Mozafarian specified that FGM in Iran is concentrated in the northwestern provinces of Iranian Azerbaijan, Iranian Kurdistan, Kermanshah, and Ilam, and the Persian Gulf province of Hormozgan. She denied that FGM is a cultural problem and identified it with Islam, since, she argued, “People say that women who do not let themselves be cut are not Muslims.” But Mozafarian stipulated, “there are differences in opinion in Islam” about FGM. Women’s rights activist and lawyer Bayan Azizi, in speaking to Radio Farda, referred to these as border regions along a female-cutting “line.”
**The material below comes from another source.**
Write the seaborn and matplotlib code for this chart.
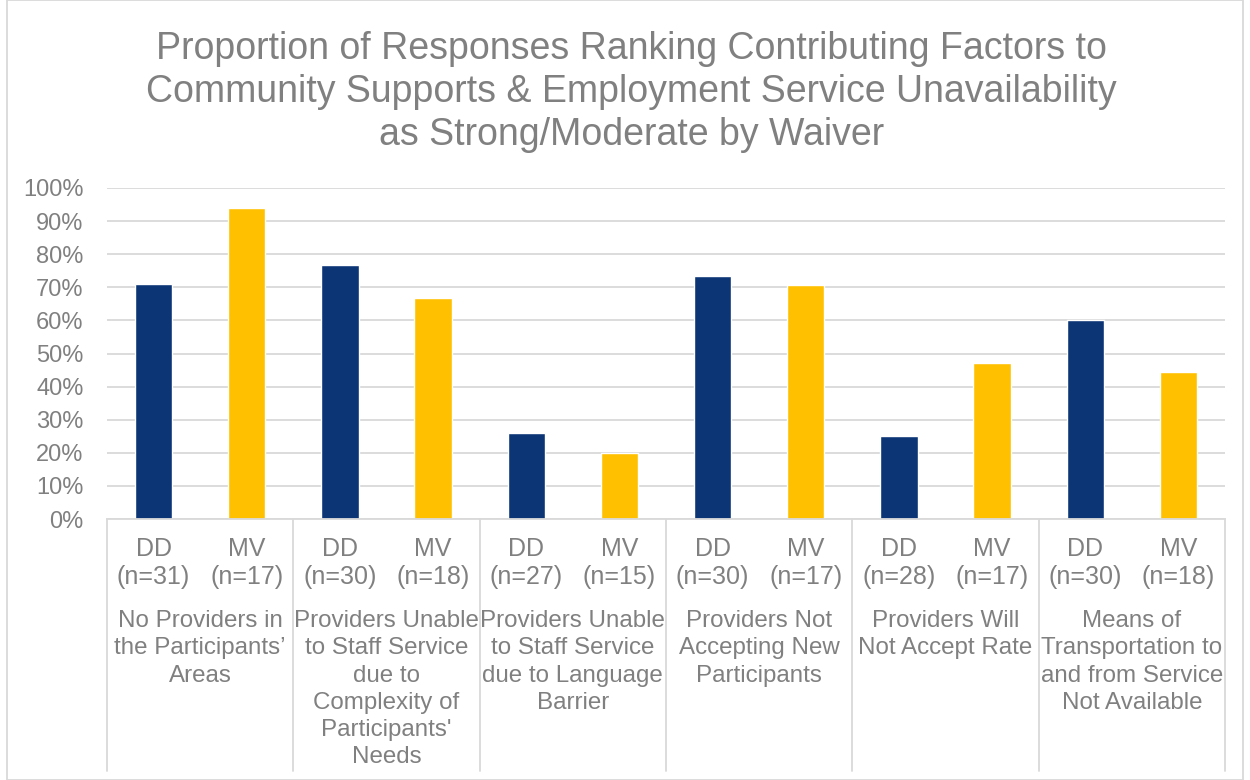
import pandas as pd
import seaborn as sns
import matplotlib.pyplot as plt
from matplotlib.patches import Rectangle
from matplotlib.ticker import PercentFormatter

# 資料
factors = [
    "No Providers in\nthe Participants’\nAreas",
    "Providers Unable\nto Staff Service\ndue to\nComplexity of\nParticipants'\nNeeds",
    "Providers Unable\nto Staff Service\ndue to Language\nBarrier",
    "Providers Not\nAccepting New\nParticipants",
    "Providers Will\nNot Accept Rate",
    "Means of\nTransportation to\nand from Service\nNot Available",
]
dd_n = [31, 30, 27, 30, 28, 30]
mv_n = [17, 18, 15, 17, 17, 18]
dd_values = [0.710, 0.767, 0.259, 0.733, 0.250, 0.600]
mv_values = [0.941, 0.667, 0.200, 0.706, 0.471, 0.444]

TEXT = '#808080'
GRID = '#d9d9d9'
colors = {'DD': '#0c3576', 'MV': '#ffc000'}

# 組成長表格，每個柱子一個位置
rows = []
tick_labels = []
for i in range(len(factors)):
    rows.append({'slot': 2 * i, 'waiver': 'DD', 'value': dd_values[i]})
    rows.append({'slot': 2 * i + 1, 'waiver': 'MV', 'value': mv_values[i]})
    tick_labels.append(f"DD\n(n={dd_n[i]})")
    tick_labels.append(f"MV\n(n={mv_n[i]})")
df = pd.DataFrame(rows)

sns.set_style('white')
plt.rcParams['font.family'] = ['Liberation Sans', 'DejaVu Sans']

fig = plt.figure(figsize=(12.5, 7.8), dpi=100)
ax = fig.add_axes([107 / 1250, 1 - 519 / 780, (1225 - 107) / 1250, (519 - 188) / 780])

sns.barplot(data=df, x='slot', y='value', hue='waiver', palette=colors,
            dodge=False, width=0.4, legend=False, ax=ax, saturation=1)

ax.set_xlim(-0.5, 11.5)
ax.set_ylim(0, 1)
ax.set_yticks([i / 10 for i in range(11)])
ax.yaxis.set_major_formatter(PercentFormatter(1.0, decimals=0))
ax.yaxis.grid(True, color=GRID, linewidth=1.3)
ax.set_axisbelow(True)
for s in ['top', 'right', 'left']:
    ax.spines[s].set_visible(False)
ax.spines['bottom'].set_color(GRID)
ax.spines['bottom'].set_linewidth(1.3)

ax.set_xticks(range(12))
ax.set_xticklabels(tick_labels, linespacing=1.22)
ax.tick_params(axis='x', length=0, pad=13, labelsize=18, labelcolor=TEXT)
ax.tick_params(axis='y', length=0, pad=17, labelsize=17, labelcolor=TEXT)
ax.set_xlabel('')
ax.set_ylabel('')

# 分組標籤與分隔線
trans = ax.get_xaxis_transform()
for i, label in enumerate(factors):
    ax.text(2 * i + 0.5, -0.276, label, transform=trans, ha='center', va='top',
            fontsize=17.4, color=TEXT, linespacing=1.3)
for b in range(len(factors) + 1):
    ax.plot([2 * b - 0.5, 2 * b - 0.5], [0, -0.76], transform=trans,
            color=GRID, linewidth=1.3, clip_on=False)

fig.text(0.505, 1 - 92 / 780,
         "Proportion of Responses Ranking Contributing Factors to\n"
         "Community Supports & Employment Service Unavailability\n"
         "as Strong/Moderate by Waiver",
         ha='center', va='center', fontsize=27, color=TEXT, linespacing=1.26)

# 外框
fig.patches.append(Rectangle((7 / 1250, 0), 1 - 14 / 1250, 1, transform=fig.transFigure,
                             fill=False, edgecolor=GRID, linewidth=1.3))

fig.savefig('out.png', dpi=100)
Some Iranian clerics support FGM, but exiled Iranian cleric Hassan Yousefi Eshkevari, who opposes the theocratic state and lives in Germany, disagreed with them. He informed Radio Farda, “female circumcision is not mentioned . . . in the Koran or in the Sunna or Hadiths [traditions derived from accounts of Muhammad’s oral teachings]. . . . For the past 1,400 years there was no reflection of this topic in books by Islamic scholars or clerics. It is certain that there is nothing in the Koran.”
He added, “Islam does not have an ascetic view of sexuality. . . . But unfortunately, there are such views in our religious culture. Therefore, control of the female body is important and sex and the sexual drive are seen as bad.” That is a motivation for infliction of FGM on young girls—to diminish their interest in sex, even after marriage.